## Directions
Write each line of the material exactly as given, from the top through the line that contains "W, H = 1244, 664", and omit all pictures.

## Information provided
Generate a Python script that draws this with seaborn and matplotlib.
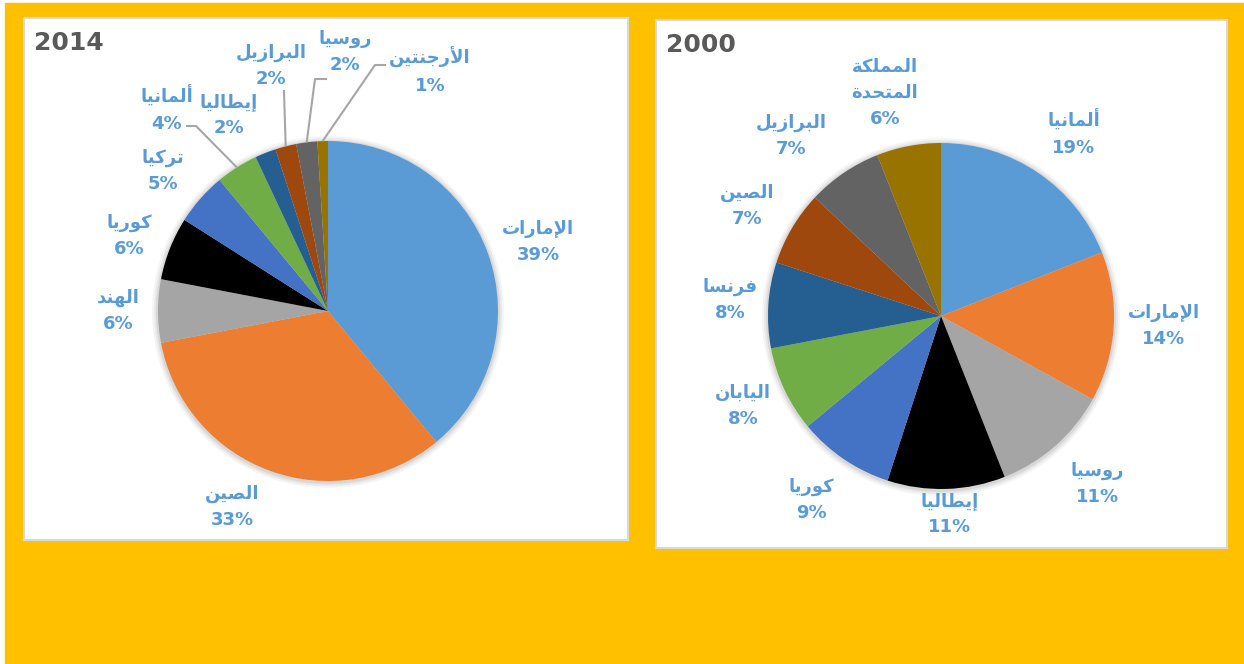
import matplotlib
matplotlib.use("Agg")
import matplotlib.pyplot as plt
import numpy as np
import seaborn as sns

# ---- data ----
names_2014 = ['الإمارات', 'الصين', 'الهند', 'كوريا', 'تركيا', 'ألمانيا',
              'إيطاليا', 'البرازيل', 'روسيا', 'الأرجنتين']
share_2014 = [39, 33, 6, 6, 5, 4, 2, 2, 2, 1]

names_2000 = ['ألمانيا', 'الإمارات', 'روسيا', 'إيطاليا', 'كوريا', 'اليابان',
              'فرنسا', 'الصين', 'البرازيل', 'المملكة\nالمتحدة']
share_2000 = [19, 14, 11, 11, 9, 8, 8, 7, 7, 6]

excel_colors = ['#5B9BD5', '#ED7D31', '#A5A5A5', '#000000', '#4472C4',
                '#70AD47', '#255E91', '#9E480E', '#636363', '#997300']

# ---- layout (pixels, y up, relative to pie centre) ----
lbl_pos_2014 = [(210, 69), (-96, -196), (-210, 0), (-199, 75), (-165, 140),
                (-161, 202), (-99, 196), (-57, 245), (17, 259), (102, 240)]
# label index -> (anchor, elbow) of the leader line
leaders_2014 = {5: ((-142, 185), (-132, 185)),
                7: ((-44, 221), (-44, 219)),
                8: ((-1, 232), (-13, 232)),
                9: ((58, 246), (47, 246))}
lbl_pos_2000 = [(133, 183), (223, -10), (156, -168), (9, -198), (-130, -184),
                (-198, -90), (-211, 16), (-194, 110), (-150, 180), (-56, 223)]

W, H = 1244, 664

# ---- minimal arabic shaping: matplotlib does no joining / bidi ----
AR_FORMS = {
    '\u0627': (0xFE8D, False), '\u0623': (0xFE83, False), '\u0625': (0xFE87, False),
    '\u0628': (0xFE8F, True), '\u0629': (0xFE93, False), '\u062A': (0xFE95, True),
    '\u062C': (0xFE9D, True), '\u062D': (0xFEA1, True), '\u062F': (0xFEA9, False),
    '\u0631': (0xFEAD, False), '\u0632': (0xFEAF, False), '\u0633': (0xFEB1, True),
    '\u0635': (0xFEB9, True), '\u0637': (0xFEC1, True), '\u0641': (0xFED1, True),
    '\u0643': (0xFED9, True), '\u0644': (0xFEDD, True), '\u0645': (0xFEE1, True),
    '\u0646': (0xFEE5, True), '\u0647': (0xFEE9, True), '\u0648': (0xFEED, False),
    '\u064A': (0xFEF1, True),
}
LAM_ALEF = {'\u0627': 0xFEFB, '\u0623': 0xFEF7, '\u0625': 0xFEF9}


def shape_line(line):
    units = []
    i = 0
    while i < len(line):
        c = line[i]
        if c == '\u0644' and i + 1 < len(line) and line[i + 1] in LAM_ALEF:
            units.append(('LA', LAM_ALEF[line[i + 1]]))
            i += 2
        else:
            units.append(('C', c))
            i += 1
    out = []
    for k, (kind, c) in enumerate(units):
        prev = units[k - 1] if k > 0 else None
        nxt = units[k + 1] if k + 1 < len(units) else None
        joins_prev = (prev is not None and prev[0] == 'C'
                      and prev[1] in AR_FORMS and AR_FORMS[prev[1]][1])
        if kind == 'LA':
            out.append(chr(c + (1 if joins_prev else 0)))
            continue
        if c not in AR_FORMS:
            out.append(c)
            continue
        base, dual = AR_FORMS[c]
        joins_next = dual and nxt is not None and (nxt[0] == 'LA' or nxt[1] in AR_FORMS)
        if joins_prev and joins_next:
            form = 3
        elif joins_prev:
            form = 1
        elif joins_next:
            form = 2
        else:
            form = 0
        out.append(chr(base + form))
    return ''.join(reversed(out))


def shape_ar(text):
    return '\n'.join(shape_line(l) for l in text.split('\n'))


sns.set_style("white")
plt.rcParams['font.family'] = ['DejaVu Sans']
palette = sns.color_palette(excel_colors)

fig = plt.figure(figsize=(W / 100, H / 100), dpi=100, facecolor='white')
fig.add_artist(plt.Rectangle((5 / W, 0), 1 - 5 / W, (H - 3) / H,
                             transform=fig.transFigure, color='#FFC000', zorder=0))


def draw_panel(box, centre, radius, year, names, shares, lbl_pos, leaders):
    x0, y0, x1, y1 = box            # image pixels
    cx, cy = centre
    ax = fig.add_axes([x0 / W, (H - y1) / H, (x1 - x0) / W, (y1 - y0) / H])
    ax.set_facecolor('white')

    # soft shadow behind the pie
    for grow, a in [(6, 0.04), (4, 0.05), (2, 0.07)]:
        ax.add_patch(plt.Circle((0, -1), radius + grow, color='black', alpha=a,
                                lw=0, zorder=1))

    wedges, _ = ax.pie(shares, colors=palette, startangle=90, counterclock=False,
                       radius=radius, center=(0, 0), frame=True,
                       wedgeprops=dict(linewidth=0, zorder=2))
    ax.set_xlim(x0 - cx, x1 - cx)
    ax.set_ylim(cy - y1, cy - y0)
    ax.set_aspect('auto')
    ax.set_xticks([])
    ax.set_yticks([])
    for sp in ax.spines.values():
        sp.set_color('#D9D9D9')
        sp.set_linewidth(1.5)

    ax.text(0.017, 0.952, year, transform=ax.transAxes, fontsize=18,
            fontweight='bold', color='#595959', ha='left', va='center')

    for i, (w, name, val) in enumerate(zip(wedges, names, shares)):
        lx, ly = lbl_pos[i]
        ax.text(lx, ly, f"{shape_ar(name)}\n{val}%", ha='center', va='center',
                multialignment='center', fontsize=13, fontweight='bold',
                color='#5B9BD5', linespacing=1.6, zorder=4)
        if i in leaders:
            (ax_, ay_), (ex, ey) = leaders[i]
            mid = np.deg2rad((w.theta1 + w.theta2) / 2)
            px, py = radius * np.cos(mid), radius * np.sin(mid)
            ax.plot([ax_, ex, px], [ay_, ey, py], color='#A6A6A6', lw=1.5,
                    zorder=3, solid_capstyle='butt')


draw_panel((24, 18, 628, 540), (328, 311), 170, '2014',
           names_2014, share_2014, lbl_pos_2014, leaders_2014)
draw_panel((656, 20, 1227, 548), (941, 316), 173, '2000',
           names_2000, share_2000, lbl_pos_2000, {})

fig.savefig('out.png', dpi=100, facecolor=fig.get_facecolor())
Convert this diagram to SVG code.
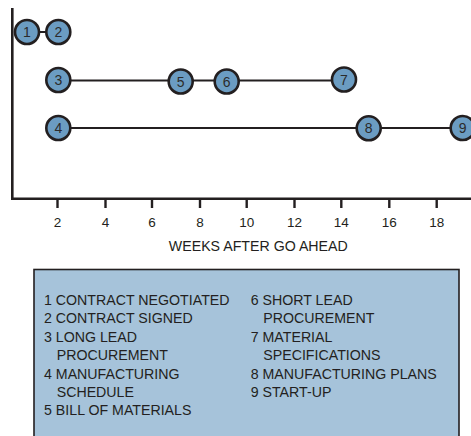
<svg xmlns="http://www.w3.org/2000/svg" width="471" height="436" viewBox="0 0 471 436">
<style>
.node circle{fill:#6b9cc2;stroke:#231f20;stroke-width:2.6}
.node text{font-family:"Liberation Sans",Arial,sans-serif;font-size:14px;fill:#2b2b2b;text-anchor:middle}
.conn line{stroke:#231f20;stroke-width:2}
.axis{stroke:#231f20;stroke-width:2.6;fill:none}
.tick{stroke:#231f20;stroke-width:2.4}
.tl{font-family:"Liberation Sans",Arial,sans-serif;font-size:13.5px;fill:#231f20;text-anchor:middle}
.lg{font-family:"Liberation Sans",Arial,sans-serif;font-size:14.2px;fill:#231f20}
</style>
<rect width="471" height="436" fill="#ffffff"/>
<g id="axes">
<path class="axis" d="M12.3 8 V198.7 H471"/>
<g>
<line class="tick" x1="57.5" y1="198.7" x2="57.5" y2="208"/>
<line class="tick" x1="105.5" y1="198.7" x2="105.5" y2="208"/>
<line class="tick" x1="152" y1="198.7" x2="152" y2="208"/>
<line class="tick" x1="200" y1="198.7" x2="200" y2="208"/>
<line class="tick" x1="246.7" y1="198.7" x2="246.7" y2="208"/>
<line class="tick" x1="294.5" y1="198.7" x2="294.5" y2="208"/>
<line class="tick" x1="341.3" y1="198.7" x2="341.3" y2="208"/>
<line class="tick" x1="389.3" y1="198.7" x2="389.3" y2="208"/>
<line class="tick" x1="436.7" y1="198.7" x2="436.7" y2="208"/>
</g>
<text class="tl" x="57.5" y="226.7">2</text>
<text class="tl" x="105.5" y="226.7">4</text>
<text class="tl" x="152" y="226.7">6</text>
<text class="tl" x="200" y="226.7">8</text>
<text class="tl" x="246.7" y="226.7">10</text>
<text class="tl" x="294.5" y="226.7">12</text>
<text class="tl" x="341.3" y="226.7">14</text>
<text class="tl" x="389.3" y="226.7">16</text>
<text class="tl" x="436.7" y="226.7">18</text>
<text class="tl" x="258.3" y="251" style="font-size:14.2px">WEEKS AFTER GO AHEAD</text>
</g>
<g class="conn" id="connectors">
<line x1="27" y1="32" x2="58" y2="32"/>
<line x1="58" y1="80.5" x2="181" y2="80.5"/>
<line x1="181" y1="80.5" x2="227" y2="80.5"/>
<line x1="227" y1="80.5" x2="344" y2="80.5"/>
<line x1="58" y1="128" x2="369" y2="128"/>
<line x1="369" y1="128" x2="463" y2="128"/>
</g>
<g class="node" id="n1"><circle cx="27" cy="32" r="12"/><text x="27" y="37">1</text></g>
<g class="node" id="n2"><circle cx="58.3" cy="32" r="12"/><text x="58.3" y="37">2</text></g>
<g class="node" id="n3"><circle cx="58.3" cy="80" r="12"/><text x="58.3" y="85">3</text></g>
<g class="node" id="n5"><circle cx="180.7" cy="81.5" r="12"/><text x="180.7" y="86.5">5</text></g>
<g class="node" id="n6"><circle cx="226.7" cy="81.5" r="12"/><text x="226.7" y="86.5">6</text></g>
<g class="node" id="n7"><circle cx="344" cy="79.5" r="12"/><text x="344" y="84.5">7</text></g>
<g class="node" id="n4"><circle cx="58.3" cy="128" r="12"/><text x="58.3" y="133">4</text></g>
<g class="node" id="n8"><circle cx="368.7" cy="128.3" r="12"/><text x="368.7" y="133.3">8</text></g>
<g class="node" id="n9"><circle cx="462.7" cy="128" r="12"/><text x="462.7" y="133">9</text></g>
<g id="legend">
<rect x="34" y="269.5" width="425" height="175" fill="#a6c3da" stroke="#231f20" stroke-width="1.6"/>
<text class="lg" x="44" y="305">1 CONTRACT NEGOTIATED</text>
<text class="lg" x="44" y="323.4">2 CONTRACT SIGNED</text>
<text class="lg" x="44" y="341.8">3 LONG LEAD</text>
<text class="lg" x="56.7" y="360.2">PROCUREMENT</text>
<text class="lg" x="44" y="378.6">4 MANUFACTURING</text>
<text class="lg" x="56.7" y="397">SCHEDULE</text>
<text class="lg" x="44" y="415.4">5 BILL OF MATERIALS</text>
<text class="lg" x="250.7" y="305">6 SHORT LEAD</text>
<text class="lg" x="263.3" y="323.4">PROCUREMENT</text>
<text class="lg" x="250.7" y="341.8">7 MATERIAL</text>
<text class="lg" x="263.3" y="360.2">SPECIFICATIONS</text>
<text class="lg" x="250.7" y="378.6">8 MANUFACTURING PLANS</text>
<text class="lg" x="250.7" y="397">9 START-UP</text>
</g>
</svg>
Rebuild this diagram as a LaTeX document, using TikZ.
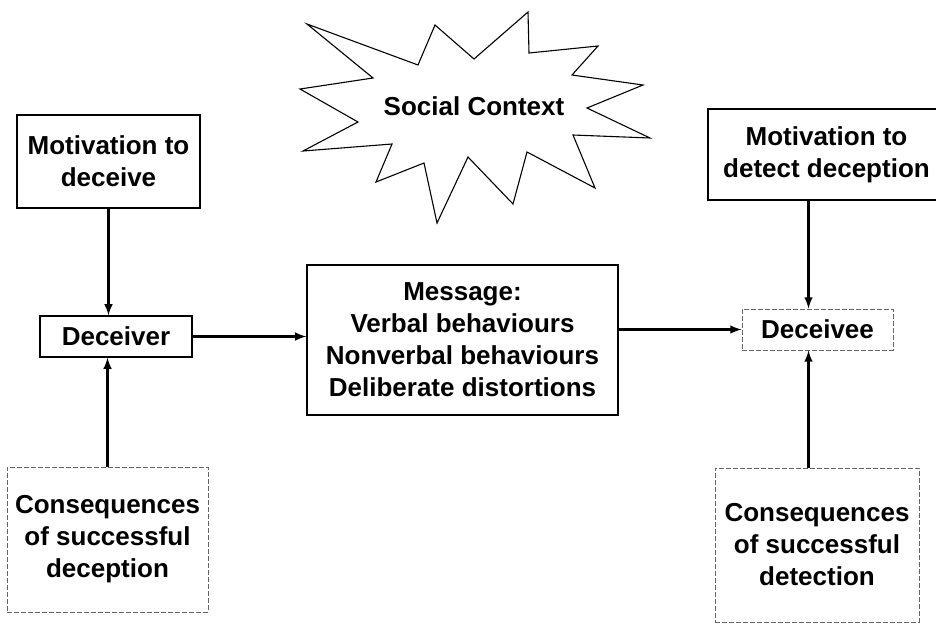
\documentclass[tikz,border=0pt]{standalone}
\usepackage{fontspec}
\setmainfont{Liberation Sans}
\usepackage{tikz}
\usetikzlibrary{arrows,calc,positioning}
\tikzset{%
	box/.style      = {draw, rectangle, line width=1.3pt, align=center, inner sep=0pt}, % solid box
	faintbox/.style = {box, draw=black!60, line width=1pt, dash pattern=on 5pt off 2pt}, % scanned dotted box
	link/.style     = {-latex, line width=2.8pt}, % connector
	burst/.style    = {draw, line width=1.1pt, line join=miter}, % social context star
}

\begin{document}
\begin{tikzpicture}[x=1pt, y=-1pt, font=\bfseries\fontsize{26}{32}\selectfont]
		\useasboundingbox (0,0) rectangle (936,625);
		\clip (0,0) rectangle (936,625);
		% social context
		\draw[burst] (307,24) -- (418,65) -- (435,25) -- (474,59) -- (528,12) -- (529,53)
			-- (598,46) -- (572,75) -- (643,85) -- (587,108) -- (650,138) -- (573,135)
			-- (595,188) -- (527,152) -- (513,204) -- (468,157) -- (437,223) -- (424,163)
			-- (376,182) -- (392,144) -- (303,151) -- (358,122) -- (300,89) -- (373,78) -- cycle;
		\node (ctx) at (474,106) {Social Context};
		% deceiver side
		\node[box, minimum width=183, minimum height=93] (motdec) at (108.5,161.5) {Motivation to\\deceive};
		\node[box, minimum width=152, minimum height=41] (dcvr) at (116,336.5) {Deceiver};
		\node[faintbox, minimum width=201, minimum height=145] (condec) at (107.5,539.5) {Consequences\\of successful\\deception};
		% message
		\node[box, minimum width=311, minimum height=150] (msg) at (462.5,340) {Message:\\Verbal behaviours\\Nonverbal behaviours\\Deliberate distortions};
		% deceivee side
		\node[box, minimum width=237, minimum height=91] (motdet) at (826.5,154.5) {Motivation to\\detect deception};
		\node[faintbox, minimum width=151, minimum height=41] (dvee) at (817.5,329.5) {Deceivee};
		\node[faintbox, minimum width=204, minimum height=154] (condet) at (817,545) {Consequences\\of successful\\detection};
		\draw[link] (motdec) -- (motdec |- dcvr.north);
		\draw[link] (condec) -- (condec |- dcvr.south);
		\draw[link] (dcvr) -- (dcvr -| msg.west);
		\draw[link] (msg.east |- dvee) -- (dvee);
		\draw[link] ([xshift=-9pt]dvee.north |- motdet.south) -- ([xshift=-9pt]dvee.north);
		\draw[link] ([xshift=-9pt]dvee.south |- condet.north) -- ([xshift=-9pt]dvee.south);
\end{tikzpicture}
\end{document}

## Solution
Generate a Python script that draws this with seaborn and matplotlib.
import matplotlib
matplotlib.use("Agg")
import matplotlib.pyplot as plt
import numpy as np
import seaborn as sns

# ---- data ----
names_2014 = ['الإمارات', 'الصين', 'الهند', 'كوريا', 'تركيا', 'ألمانيا',
              'إيطاليا', 'البرازيل', 'روسيا', 'الأرجنتين']
share_2014 = [39, 33, 6, 6, 5, 4, 2, 2, 2, 1]

names_2000 = ['ألمانيا', 'الإمارات', 'روسيا', 'إيطاليا', 'كوريا', 'اليابان',
              'فرنسا', 'الصين', 'البرازيل', 'المملكة\nالمتحدة']
share_2000 = [19, 14, 11, 11, 9, 8, 8, 7, 7, 6]

excel_colors = ['#5B9BD5', '#ED7D31', '#A5A5A5', '#000000', '#4472C4',
                '#70AD47', '#255E91', '#9E480E', '#636363', '#997300']

# ---- layout (pixels, y up, relative to pie centre) ----
lbl_pos_2014 = [(210, 69), (-96, -196), (-210, 0), (-199, 75), (-165, 140),
                (-161, 202), (-99, 196), (-57, 245), (17, 259), (102, 240)]
# label index -> (anchor, elbow) of the leader line
leaders_2014 = {5: ((-142, 185), (-132, 185)),
                7: ((-44, 221), (-44, 219)),
                8: ((-1, 232), (-13, 232)),
                9: ((58, 246), (47, 246))}
lbl_pos_2000 = [(133, 183), (223, -10), (156, -168), (9, -198), (-130, -184),
                (-198, -90), (-211, 16), (-194, 110), (-150, 180), (-56, 223)]

W, H = 1244, 664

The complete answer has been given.